## [Task to complete]
Go through the listing below and gather every line with the word "document".

## [Data segment]

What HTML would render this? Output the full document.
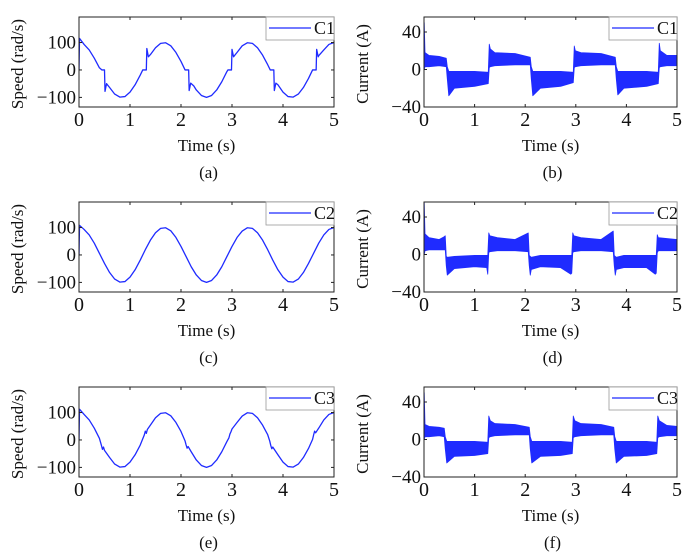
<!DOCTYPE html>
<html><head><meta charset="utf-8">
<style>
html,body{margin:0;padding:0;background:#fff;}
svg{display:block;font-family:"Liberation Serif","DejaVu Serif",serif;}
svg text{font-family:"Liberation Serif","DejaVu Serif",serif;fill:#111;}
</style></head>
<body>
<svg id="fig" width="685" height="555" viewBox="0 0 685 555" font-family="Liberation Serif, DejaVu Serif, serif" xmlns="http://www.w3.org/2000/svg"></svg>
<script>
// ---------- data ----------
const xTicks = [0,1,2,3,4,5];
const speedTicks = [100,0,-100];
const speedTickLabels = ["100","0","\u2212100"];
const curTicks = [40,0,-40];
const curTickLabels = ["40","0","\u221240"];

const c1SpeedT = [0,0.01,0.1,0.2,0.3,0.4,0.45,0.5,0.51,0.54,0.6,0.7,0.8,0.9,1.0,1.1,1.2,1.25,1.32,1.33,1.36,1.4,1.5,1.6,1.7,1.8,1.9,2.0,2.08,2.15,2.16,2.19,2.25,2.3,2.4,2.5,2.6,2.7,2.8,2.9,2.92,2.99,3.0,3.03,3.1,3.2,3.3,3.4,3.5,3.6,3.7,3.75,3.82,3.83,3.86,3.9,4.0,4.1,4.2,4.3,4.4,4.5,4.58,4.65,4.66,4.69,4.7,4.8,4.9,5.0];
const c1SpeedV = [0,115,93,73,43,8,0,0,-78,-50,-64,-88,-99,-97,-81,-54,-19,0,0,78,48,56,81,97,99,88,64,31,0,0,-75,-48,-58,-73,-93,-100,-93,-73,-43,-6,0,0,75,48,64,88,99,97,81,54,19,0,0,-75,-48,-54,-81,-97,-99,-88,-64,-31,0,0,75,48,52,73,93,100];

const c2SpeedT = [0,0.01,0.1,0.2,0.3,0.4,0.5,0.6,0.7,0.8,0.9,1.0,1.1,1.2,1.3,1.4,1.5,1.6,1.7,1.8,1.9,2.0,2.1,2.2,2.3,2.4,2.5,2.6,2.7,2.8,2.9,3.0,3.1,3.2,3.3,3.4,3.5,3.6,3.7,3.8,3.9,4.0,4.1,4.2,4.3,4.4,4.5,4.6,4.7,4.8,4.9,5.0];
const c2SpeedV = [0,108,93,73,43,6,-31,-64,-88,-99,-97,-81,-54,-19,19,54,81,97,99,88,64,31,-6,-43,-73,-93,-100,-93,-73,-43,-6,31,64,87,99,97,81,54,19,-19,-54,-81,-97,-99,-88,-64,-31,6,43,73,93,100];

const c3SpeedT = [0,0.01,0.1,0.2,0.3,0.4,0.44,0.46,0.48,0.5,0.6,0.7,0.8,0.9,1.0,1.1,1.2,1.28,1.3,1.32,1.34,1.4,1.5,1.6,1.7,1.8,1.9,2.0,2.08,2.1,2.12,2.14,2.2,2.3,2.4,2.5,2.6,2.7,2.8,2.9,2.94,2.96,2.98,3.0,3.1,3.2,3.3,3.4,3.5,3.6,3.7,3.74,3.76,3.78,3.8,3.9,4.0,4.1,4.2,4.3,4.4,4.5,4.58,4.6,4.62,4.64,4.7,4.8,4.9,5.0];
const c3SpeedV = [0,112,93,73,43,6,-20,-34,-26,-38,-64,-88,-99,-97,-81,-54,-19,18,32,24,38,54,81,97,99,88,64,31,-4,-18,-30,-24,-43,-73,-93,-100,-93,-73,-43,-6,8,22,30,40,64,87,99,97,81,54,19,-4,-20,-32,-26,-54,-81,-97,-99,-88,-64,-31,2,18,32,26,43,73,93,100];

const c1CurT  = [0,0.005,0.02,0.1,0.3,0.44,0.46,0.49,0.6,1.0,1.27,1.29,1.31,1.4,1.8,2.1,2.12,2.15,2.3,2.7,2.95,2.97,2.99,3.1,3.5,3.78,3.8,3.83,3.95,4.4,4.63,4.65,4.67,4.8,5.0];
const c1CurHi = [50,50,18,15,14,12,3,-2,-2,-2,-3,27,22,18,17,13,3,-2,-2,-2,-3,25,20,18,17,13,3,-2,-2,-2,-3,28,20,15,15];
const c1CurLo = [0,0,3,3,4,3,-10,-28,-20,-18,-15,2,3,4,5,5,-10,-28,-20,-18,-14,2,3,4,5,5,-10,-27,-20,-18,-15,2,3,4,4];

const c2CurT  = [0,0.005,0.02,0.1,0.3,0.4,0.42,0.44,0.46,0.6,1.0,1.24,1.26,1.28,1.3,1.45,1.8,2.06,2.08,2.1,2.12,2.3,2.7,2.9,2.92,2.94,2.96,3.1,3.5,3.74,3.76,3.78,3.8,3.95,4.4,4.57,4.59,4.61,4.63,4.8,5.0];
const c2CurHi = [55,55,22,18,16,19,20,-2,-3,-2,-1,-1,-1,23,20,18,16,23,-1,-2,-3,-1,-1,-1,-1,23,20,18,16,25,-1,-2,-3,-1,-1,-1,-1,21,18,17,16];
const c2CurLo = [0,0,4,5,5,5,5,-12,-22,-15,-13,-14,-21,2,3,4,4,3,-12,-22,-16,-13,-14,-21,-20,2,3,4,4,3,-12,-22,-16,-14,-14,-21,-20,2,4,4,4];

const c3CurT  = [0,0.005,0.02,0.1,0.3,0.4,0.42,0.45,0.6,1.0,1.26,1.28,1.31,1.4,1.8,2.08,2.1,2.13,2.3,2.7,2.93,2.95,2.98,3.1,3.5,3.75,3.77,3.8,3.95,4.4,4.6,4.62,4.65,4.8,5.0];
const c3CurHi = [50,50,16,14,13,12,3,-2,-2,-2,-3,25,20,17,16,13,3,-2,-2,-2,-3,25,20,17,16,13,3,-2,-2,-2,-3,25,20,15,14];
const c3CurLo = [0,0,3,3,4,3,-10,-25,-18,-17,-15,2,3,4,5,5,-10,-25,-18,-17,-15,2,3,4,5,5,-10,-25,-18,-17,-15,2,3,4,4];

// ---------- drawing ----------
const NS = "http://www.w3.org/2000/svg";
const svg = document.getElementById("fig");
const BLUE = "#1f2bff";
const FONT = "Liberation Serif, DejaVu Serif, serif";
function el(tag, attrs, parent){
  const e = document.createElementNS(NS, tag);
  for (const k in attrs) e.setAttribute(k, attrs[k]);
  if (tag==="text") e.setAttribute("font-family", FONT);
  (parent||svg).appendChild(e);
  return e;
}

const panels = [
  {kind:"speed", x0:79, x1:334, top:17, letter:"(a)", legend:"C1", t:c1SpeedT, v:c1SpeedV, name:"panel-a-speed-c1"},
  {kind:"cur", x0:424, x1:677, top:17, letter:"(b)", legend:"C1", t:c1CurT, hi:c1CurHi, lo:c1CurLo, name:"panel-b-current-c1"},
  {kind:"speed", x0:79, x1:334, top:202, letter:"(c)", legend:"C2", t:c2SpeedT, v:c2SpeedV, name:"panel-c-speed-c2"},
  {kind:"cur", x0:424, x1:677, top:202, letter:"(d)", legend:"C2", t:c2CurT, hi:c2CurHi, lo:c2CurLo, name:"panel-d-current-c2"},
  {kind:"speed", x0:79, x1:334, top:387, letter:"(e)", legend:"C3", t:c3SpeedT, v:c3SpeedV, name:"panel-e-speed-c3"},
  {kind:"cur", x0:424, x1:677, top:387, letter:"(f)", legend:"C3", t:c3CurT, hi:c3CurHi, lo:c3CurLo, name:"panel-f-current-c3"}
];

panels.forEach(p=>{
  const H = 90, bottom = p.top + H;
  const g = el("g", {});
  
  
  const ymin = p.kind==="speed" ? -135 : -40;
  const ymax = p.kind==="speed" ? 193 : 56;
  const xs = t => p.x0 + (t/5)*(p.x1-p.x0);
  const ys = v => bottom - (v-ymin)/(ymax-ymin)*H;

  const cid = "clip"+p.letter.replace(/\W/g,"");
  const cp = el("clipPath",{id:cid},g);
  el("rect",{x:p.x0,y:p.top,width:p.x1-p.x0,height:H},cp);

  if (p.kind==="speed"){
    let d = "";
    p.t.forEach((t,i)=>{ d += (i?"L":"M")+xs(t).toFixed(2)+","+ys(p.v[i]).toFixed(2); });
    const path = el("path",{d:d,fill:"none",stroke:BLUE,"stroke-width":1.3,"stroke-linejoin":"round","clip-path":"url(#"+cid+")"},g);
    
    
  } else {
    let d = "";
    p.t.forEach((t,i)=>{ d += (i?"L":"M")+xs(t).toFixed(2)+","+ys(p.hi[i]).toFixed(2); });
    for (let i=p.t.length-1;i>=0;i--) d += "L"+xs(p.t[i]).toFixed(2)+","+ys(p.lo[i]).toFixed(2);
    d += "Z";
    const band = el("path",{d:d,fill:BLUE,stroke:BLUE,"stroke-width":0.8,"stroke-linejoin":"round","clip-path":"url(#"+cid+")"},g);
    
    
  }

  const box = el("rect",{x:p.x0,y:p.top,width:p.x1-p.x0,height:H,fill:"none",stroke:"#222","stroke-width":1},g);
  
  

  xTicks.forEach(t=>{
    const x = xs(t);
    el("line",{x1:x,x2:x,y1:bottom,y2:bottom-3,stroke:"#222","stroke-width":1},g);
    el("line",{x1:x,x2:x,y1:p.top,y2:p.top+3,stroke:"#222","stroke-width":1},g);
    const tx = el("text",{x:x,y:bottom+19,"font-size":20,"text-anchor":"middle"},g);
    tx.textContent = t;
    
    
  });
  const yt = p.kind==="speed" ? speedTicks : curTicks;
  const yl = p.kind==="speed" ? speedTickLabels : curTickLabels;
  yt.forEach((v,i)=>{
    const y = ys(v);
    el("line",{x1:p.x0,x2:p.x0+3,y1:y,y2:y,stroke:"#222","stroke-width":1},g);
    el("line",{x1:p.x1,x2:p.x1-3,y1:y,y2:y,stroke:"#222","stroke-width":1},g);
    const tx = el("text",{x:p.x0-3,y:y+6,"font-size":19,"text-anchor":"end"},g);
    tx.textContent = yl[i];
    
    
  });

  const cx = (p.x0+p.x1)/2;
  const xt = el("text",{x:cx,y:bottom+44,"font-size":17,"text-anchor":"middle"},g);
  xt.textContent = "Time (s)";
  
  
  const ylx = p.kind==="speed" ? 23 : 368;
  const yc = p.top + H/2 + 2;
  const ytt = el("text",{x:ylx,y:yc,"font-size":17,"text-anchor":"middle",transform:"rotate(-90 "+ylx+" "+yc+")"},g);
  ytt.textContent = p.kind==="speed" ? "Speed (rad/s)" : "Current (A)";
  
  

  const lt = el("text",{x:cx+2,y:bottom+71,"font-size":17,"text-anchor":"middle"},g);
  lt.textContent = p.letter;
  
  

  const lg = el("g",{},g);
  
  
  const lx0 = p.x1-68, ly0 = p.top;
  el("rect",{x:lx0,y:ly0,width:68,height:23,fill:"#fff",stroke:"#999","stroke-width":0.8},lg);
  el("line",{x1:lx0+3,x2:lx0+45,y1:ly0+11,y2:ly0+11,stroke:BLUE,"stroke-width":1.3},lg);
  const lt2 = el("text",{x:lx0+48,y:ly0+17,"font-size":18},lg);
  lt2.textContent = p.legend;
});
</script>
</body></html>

## [Worked answer]
What HTML would render this? Output the full document.
const svg = document.getElementById("fig");
  const e = document.createElementNS(NS, tag);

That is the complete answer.